See chapter "26.2.2. Standby Server Operation" in official doc:

«
  Standby mode is exited and the server switches to normal operation when
  pg_ctl promote is run or a trigger file is found (promote_trigger_file).
  Before failover, any WAL immediately available in the archive or in pg_wal
  will be restored, but no attempt is made to connect to the master.
»

In the source code, dig around the following chain if interested: StartupXLOG ->
ReadRecord -> XLogReadRecord -> XLogPageRead -> WaitForWALToBecomeAvailable.

[...]

> > Nope, no clean and elegant idea. One your instances are killed, maybe you
> > can force flush the system cache (secure in-memory-only data)?
>
> Do "force flush the system cache” means invoke this command
> https://linux.die.net/man/8/sync <https://linux.die.net/man/8/sync> on the
> standby?

Yes, just for safety.

> > and read the latest received WAL using pg_waldump?
>
> I did an experiment with pg_waldump without sync:
> - write data on primary
> - kill primary
> - read the latest received WAL using pg_waldump:
> 0/1D019F38
> - pg_last_wal_replay_lsn():
> 0/1D019F68

Normal. pg_waldump gives you the starting LSN of the record.
pg_last_wal_replay_lsn() returns lastReplayedEndRecPtr, which is the end of the
record:

    /*
     * lastReplayedEndRecPtr points to end+1 of the last record successfully
     * replayed.

So I suppose your last xlogrecord was 30 bytes long. If I remember correctly,
minimal xlogrecord length is 24 bytes, so I bet there's only one xlogrecord
there, starting at 0/1D019F38 with last byte at 0/1D019F67.

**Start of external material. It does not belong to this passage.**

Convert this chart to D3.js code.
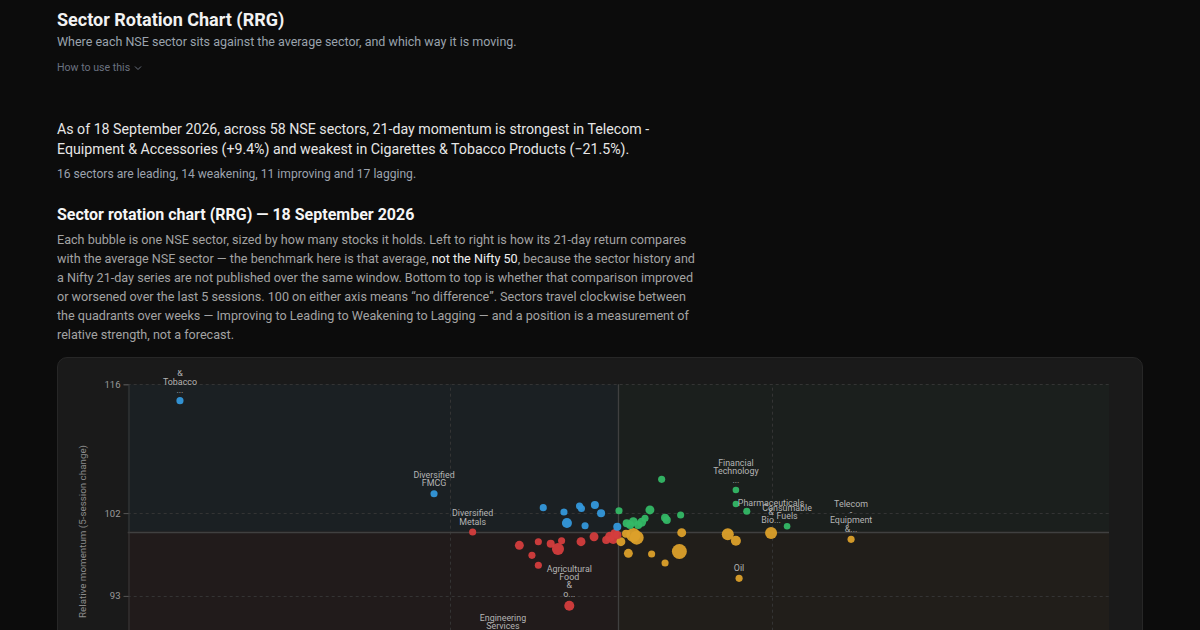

> So it’s wrong to use pg_waldump to understand what was latest received LSN.
> At least without “forcing flush system cache”.

Nope, just sum the xlogrecord length.



Re: Strange decreasing value of pg_last_wal_receive_lsn()

From
godjan •
Date:
I got it should be LSN + MAXALIGN(xlogrecord length) 👍
Thanks a lot.

On 2 Jun 2020, at 19:11, Jehan-Guillaume de Rorthais <jgdr@dalibo.com> wrote:

Nope, just sum the xlogrecord length.